22 Februari 2005

Pengakuan Jujur Kapolri

Pengakuan jujur diungkapkan Kapolri Jenderal Da'i Bachtiar. Yaitu bahwa lembaga Polri masih digelayuti sederet penyimpangan. Mulai dari soal perdagangan jabatan, sogok dalam konteks pendidikan lanjutan, juga praktik pungutan liar yang merugikan masyarakat.

Pengakuan itu sendiri merupakan jawaban atas hasil survei Transparency International Indonesia (TII) yang menempatkan Polri di urutan kedua terkorup dalam berinteraksi dengan kalangan pengusaha. Posisi pertama ditempati Bea Cukai, ketiga militer, dan keempat lembaga peradilan.

Jika dikatakan sembarang polisi, pengakuan itu jelas tidak terasa istimewa. Tapi karena justru diutarakan orang nomor satu di lingkungan Polri, pengakuan bahwa lembaga Polri digelayuti sederet penyimpangan yang bermuara pada soal fulus itu sungguh menjadi amat berbobot -- dan niscaya bukan basa-basi.

Kita katakan bahwa pengakuan itu juga jujur karena Da'i tidak membantah atau berupaya menutup-nutupi apa yang dibeberkan TII lewat hasil survei itu. Bahkan Da'i dengan gamblang menyebutkan bahwa penyimpangan-penyimpangan di tubuh Polri ini memang benar adanya.

Yang mencenangkan, Da'i bukan sekadar menyebutkan bahwa sikap-tindak korup itu terjadi saat polisi berhubungan dengan publik. Tapi juga di lingkungan internal Polri sendiri. Misalnya jabatan diperdagangkan. Juga urusan pendidikan lanjutan menjadi arena sogok.

Sebenarnya, itu bukan lagi perkara baru. Selama ini kita sendiri acap melihat atau merasakan realitas tentang mental korup di lingkungan Polri ini. Hanya, memang, selama ini pula soal itu lebih banyak sekadar menjadi gerundelan di hati, atau paling tidak cuma menjadi bahan bisik-bisik antarteman.

Benar, mental korup itu tidak meliputi keseluruhan korp polisi. Juga jelas bukan merupakan kebijakan resmi institusi Polri. Mental korup di tubuh Polri ini lebih merepresentasikan penyimpangan yang dilakukan oknum-oknum petugas polisi.

Namun, publik sulit sekali membedakan oknum dan bukan oknum. Bagi publik, polisi ya polisi -- entah dia sekadar oknum atau polisi sejati. Karena itu, sikap-tindak oknum pun terinternalisasikan sebagai gambaran polisi secara keseluruhan.
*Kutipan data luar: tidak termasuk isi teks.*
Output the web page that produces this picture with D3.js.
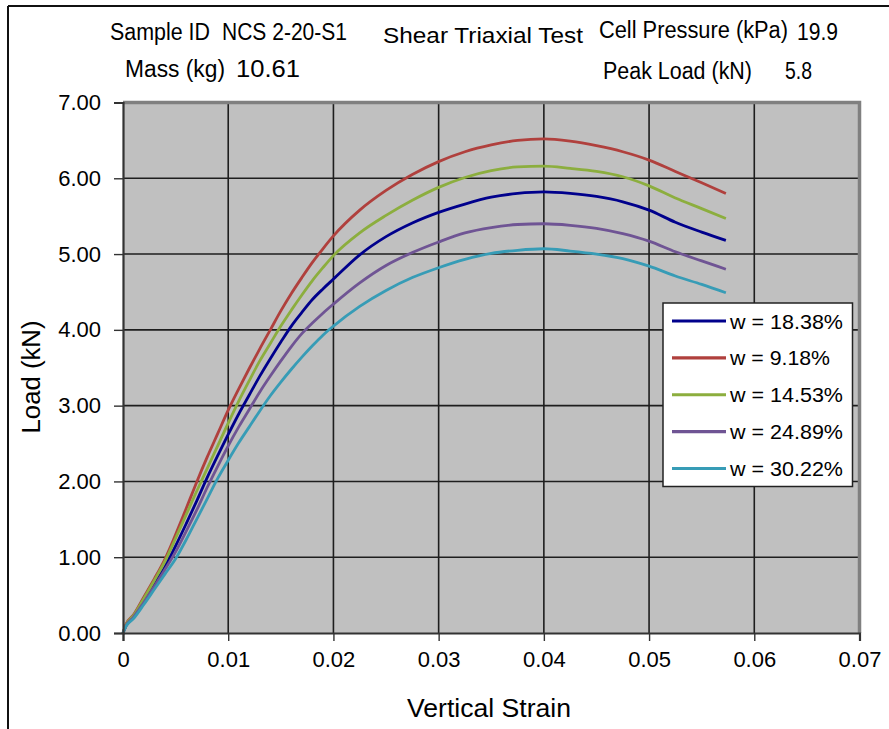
<!DOCTYPE html>
<html>
<head>
<meta charset="utf-8">
<script src="https://cdn.jsdelivr.net/npm/d3@7"></script>
<style>
  html, body { margin: 0; padding: 0; background: #fff; }
  svg { display: block; font-family: "Liberation Sans", Arial, sans-serif; }
</style>
</head>
<body>
<svg id="chart" width="889" height="729"></svg>
<script>
// Vertical strain sample points shared by all series
const strain = [0, 0.0003, 0.001, 0.002, 0.003, 0.004, 0.005, 0.006, 0.007, 0.008, 0.009,
  0.010, 0.011, 0.012, 0.013, 0.014, 0.015, 0.016, 0.017, 0.018, 0.019, 0.020,
  0.0225, 0.025, 0.0275, 0.030, 0.0325, 0.035, 0.0375, 0.040, 0.0425, 0.045,
  0.0475, 0.050, 0.0525, 0.055, 0.0573];

// Load (kN) for each moisture content
const load1838 = [0, 0.10, 0.22, 0.43, 0.65, 0.88, 1.15, 1.44, 1.74, 2.05, 2.34,
  2.62, 2.89, 3.14, 3.39, 3.62, 3.84, 4.05, 4.23, 4.40, 4.54, 4.67,
  4.99, 5.23, 5.41, 5.55, 5.66, 5.75, 5.80, 5.82, 5.80, 5.76,
  5.69, 5.58, 5.42, 5.29, 5.18];
const load918 = [0, 0.12, 0.24, 0.48, 0.72, 0.98, 1.30, 1.64, 1.99, 2.32, 2.63,
  2.94, 3.22, 3.49, 3.75, 4.00, 4.25, 4.48, 4.69, 4.89, 5.07, 5.24,
  5.58, 5.84, 6.05, 6.22, 6.35, 6.44, 6.50, 6.52, 6.49, 6.43,
  6.35, 6.24, 6.09, 5.94, 5.80];
const load1453 = [0, 0.11, 0.23, 0.46, 0.70, 0.95, 1.25, 1.56, 1.87, 2.17, 2.47,
  2.77, 3.06, 3.33, 3.59, 3.82, 4.05, 4.26, 4.46, 4.65, 4.82, 4.98,
  5.28, 5.51, 5.71, 5.88, 6.01, 6.10, 6.15, 6.16, 6.13, 6.09,
  6.02, 5.90, 5.74, 5.60, 5.47];
const load2489 = [0, 0.10, 0.21, 0.41, 0.62, 0.84, 1.07, 1.34, 1.62, 1.92, 2.20,
  2.47, 2.72, 2.95, 3.18, 3.39, 3.59, 3.78, 3.95, 4.09, 4.22, 4.34,
  4.62, 4.85, 5.02, 5.16, 5.28, 5.35, 5.39, 5.40, 5.38, 5.34,
  5.27, 5.17, 5.03, 4.91, 4.80];
const load3022 = [0, 0.09, 0.19, 0.38, 0.58, 0.78, 0.98, 1.23, 1.50, 1.77, 2.04,
  2.28, 2.51, 2.72, 2.93, 3.13, 3.31, 3.48, 3.64, 3.79, 3.93, 4.05,
  4.31, 4.52, 4.69, 4.82, 4.93, 5.01, 5.05, 5.07, 5.04, 5.00,
  4.94, 4.84, 4.71, 4.60, 4.49];

const seriesNames = ["w = 18.38%", "w = 9.18%", "w = 14.53%", "w = 24.89%", "w = 30.22%"];
const seriesLoads = [load1838, load918, load1453, load2489, load3022];
const seriesColors = ["#00008c", "#b0403d", "#8cae3e", "#6f5494", "#379cb6"];

const xTicks = [0, 0.01, 0.02, 0.03, 0.04, 0.05, 0.06, 0.07];
const xTickLabels = ["0", "0.01", "0.02", "0.03", "0.04", "0.05", "0.06", "0.07"];
const yTicks = [0, 1, 2, 3, 4, 5, 6, 7];
const yTickLabels = ["0.00", "1.00", "2.00", "3.00", "4.00", "5.00", "6.00", "7.00"];

const svg = d3.select("#chart");

// plot region
const plotL = 123, plotR = 859.5, plotT = 102.5, plotB = 633;
const x = d3.scaleLinear().domain([0, 0.07]).range([plotL, plotR]);
const y = d3.scaleLinear().domain([0, 7]).range([plotB, plotT]);

// page frame (top and left rules)
svg.append("line").attr("x1", 8).attr("x2", 889).attr("y1", 6).attr("y2", 6)
  .attr("stroke", "#111").attr("stroke-width", 2);
svg.append("line").attr("x1", 8).attr("x2", 8).attr("y1", 6).attr("y2", 729)
  .attr("stroke", "#111").attr("stroke-width", 2);

// header block (condensed labels, regular-width title)
const header = [
  { t: "Sample ID", x: 110, y: 40, w: 100, s: 23 },
  { t: "NCS 2-20-S1", x: 222, y: 40, w: 125, s: 23 },
  { t: "Shear Triaxial Test", x: 383, y: 43, w: 200, s: 22.5 },
  { t: "Cell Pressure (kPa)", x: 599, y: 38, w: 189, s: 23 },
  { t: "19.9", x: 797, y: 40, w: 41, s: 23 },
  { t: "Mass (kg)", x: 125, y: 77, w: 100, s: 23 },
  { t: "10.61", x: 236, y: 77, w: 64, s: 23 },
  { t: "Peak Load (kN)", x: 603, y: 79, w: 149, s: 23 },
  { t: "5.8", x: 785, y: 79, w: 27, s: 23 }
];
svg.append("g").selectAll("text").data(header).join("text")
  .attr("x", d => d.x).attr("y", d => d.y)
  .attr("font-size", d => d.s)
  .attr("textLength", d => d.w).attr("lengthAdjust", "spacingAndGlyphs")
  .attr("fill", "#000")
  .text(d => d.t);

// plot background
svg.append("rect").attr("x", plotL).attr("y", plotT)
  .attr("width", plotR - plotL).attr("height", plotB - plotT)
  .attr("fill", "#c0c0c0");

// gridlines
const grid = svg.append("g");
grid.selectAll("line.v").data(xTicks.slice(1, -1)).join("line")
  .attr("x1", d => x(d)).attr("x2", d => x(d)).attr("y1", plotT).attr("y2", plotB)
  .attr("stroke", "#1e1e1e").attr("stroke-width", 1.6);
grid.selectAll("line.h").data(yTicks.slice(1, -1)).join("line")
  .attr("x1", plotL).attr("x2", plotR).attr("y1", d => y(d)).attr("y2", d => y(d))
  .attr("stroke", "#1e1e1e").attr("stroke-width", 1.6);

// raised top and right edges of the plot area
svg.append("path")
  .attr("d", `M${plotL},${plotT} H${plotR} V${plotB}`)
  .attr("fill", "none").attr("stroke", "#808080").attr("stroke-width", 3.5);

// curves
const line = d3.line()
  .x((d, i) => x(strain[i]))
  .y(d => y(d))
  .curve(d3.curveMonotoneX);
svg.append("g").selectAll("path").data(seriesLoads).join("path")
  .attr("d", d => line(d))
  .attr("fill", "none")
  .attr("stroke", (d, i) => seriesColors[i])
  .attr("stroke-width", 2.8)
  .attr("stroke-linejoin", "round");

// axes
const xAxis = d3.axisBottom(x).tickValues(xTicks).tickSize(8).tickPadding(10)
  .tickFormat((d, i) => xTickLabels[i]);
const yAxis = d3.axisLeft(y).tickValues(yTicks).tickSize(9).tickPadding(13)
  .tickFormat((d, i) => yTickLabels[i]);

const gx = svg.append("g").attr("transform", `translate(0,${plotB})`).call(xAxis);
const gy = svg.append("g").attr("transform", `translate(${plotL},0)`).call(yAxis);
[gx, gy].forEach(g => {
  g.select(".domain").attr("stroke", "#333").attr("stroke-width", 2.2);
  g.selectAll(".tick line").attr("stroke", "#333").attr("stroke-width", 1.4);
  g.selectAll(".tick text").attr("fill", "#000")
    .attr("font-family", "'Liberation Sans', Arial, sans-serif")
    .attr("font-size", 22);
});
gx.selectAll(".tick text").attr("dy", "0.72em");

// axis titles
svg.append("text").attr("x", 489).attr("y", 717)
  .attr("text-anchor", "middle").attr("font-size", 25)
  .attr("textLength", 164).attr("lengthAdjust", "spacingAndGlyphs")
  .text("Vertical Strain");
svg.append("text").attr("transform", "translate(40,377) rotate(-90)")
  .attr("text-anchor", "middle").attr("font-size", 25)
  .attr("textLength", 113).attr("lengthAdjust", "spacingAndGlyphs")
  .text("Load (kN)");

// legend
const legendTextW = [113, 100, 113, 113, 113];
const lg = svg.append("g");
lg.append("rect").attr("x", 663).attr("y", 303).attr("width", 189.5).attr("height", 183.5)
  .attr("fill", "#fff").attr("stroke", "#222").attr("stroke-width", 1.5);
const rowY = d3.scalePoint().domain(d3.range(seriesNames.length)).range([321, 468.5]);
const rows = lg.selectAll("g.row").data(seriesNames).join("g")
  .attr("transform", (d, i) => `translate(0,${rowY(i)})`);
rows.append("line").attr("x1", 672).attr("x2", 726).attr("y1", 0).attr("y2", 0)
  .attr("stroke", (d, i) => seriesColors[i]).attr("stroke-width", 3.2);
rows.append("text").attr("x", 730).attr("y", 7.5)
  .attr("font-size", 20.5)
  .attr("textLength", (d, i) => legendTextW[i]).attr("lengthAdjust", "spacingAndGlyphs")
  .text(d => d);
</script>
</body>
</html>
Terlebih, sosok oknum itu sendiri begitu sering berhadapan dengan publik: bisa di jalan raya, saat mengurus perizinan, saat mengadu, dan lain-lain.

Karena itu, bagi masyarakat, polisi belum terasa menjadi pelindung. Polisi belum terasa menjadi pelayan masyarakat sebagaimana slogan yang terpampang di hampir setiap kantor polisi. Kehadiran polisi justru melahirkan perasaan tidak nyaman. Setiap kali harus berurusan dengan polisi, orang sudah gerah duluan.

Persoalannya jelas: karena berurusan dengan polisi acap berarti harus merogoh kocek -- entah itu bersifat resmi, atau lebih-lebih lagi ilegal. Sampai-sampai ada anekdot bahwa orang yang melapor kehilangan ayam harus siap kehilangan kambing.

Penilaian atau persepsi seperti itu jelas tidak sehat -- karena Polri sesungguhnya harus menjadi lembaga yang membuat masyarakat merasa aman dan nyaman terlindungi. Juga karena polisi amat dibutuhkan sebagai pilar agar tertib sosial dan hukum tetap terjaga tegak. Jika tidak begitu, kehidupan masyarakat bisa kacau: hukum rimba bisa berlaku.

Kini persepsi tidak sehat itu beroleh pembenaran orang nomor satu di tubuh Polri. Ini bisa berbahaya. Jika segenap jajaran Polri tidak segera melakukan pembenahan ke dalam secara sungguh-sungguh, persepsi publik yang tidak sehat tadi niscaya makin kental. Bahkan kepercayaan terhadap lembaga Polri bisa benar-benar luntur. Pupus. Lebih-lebih jika oknum aparat Polri sendiri kian banyak tampil sebagai preman berseragam coklat.

Karena itu, kita amat menghargai kejujuran Kapolri soal mental korup di tubuh Polri ini. Tapi kita lebih salut lagi bila kejujuran itu diikuti dengan langkah koreksi total ke dalam.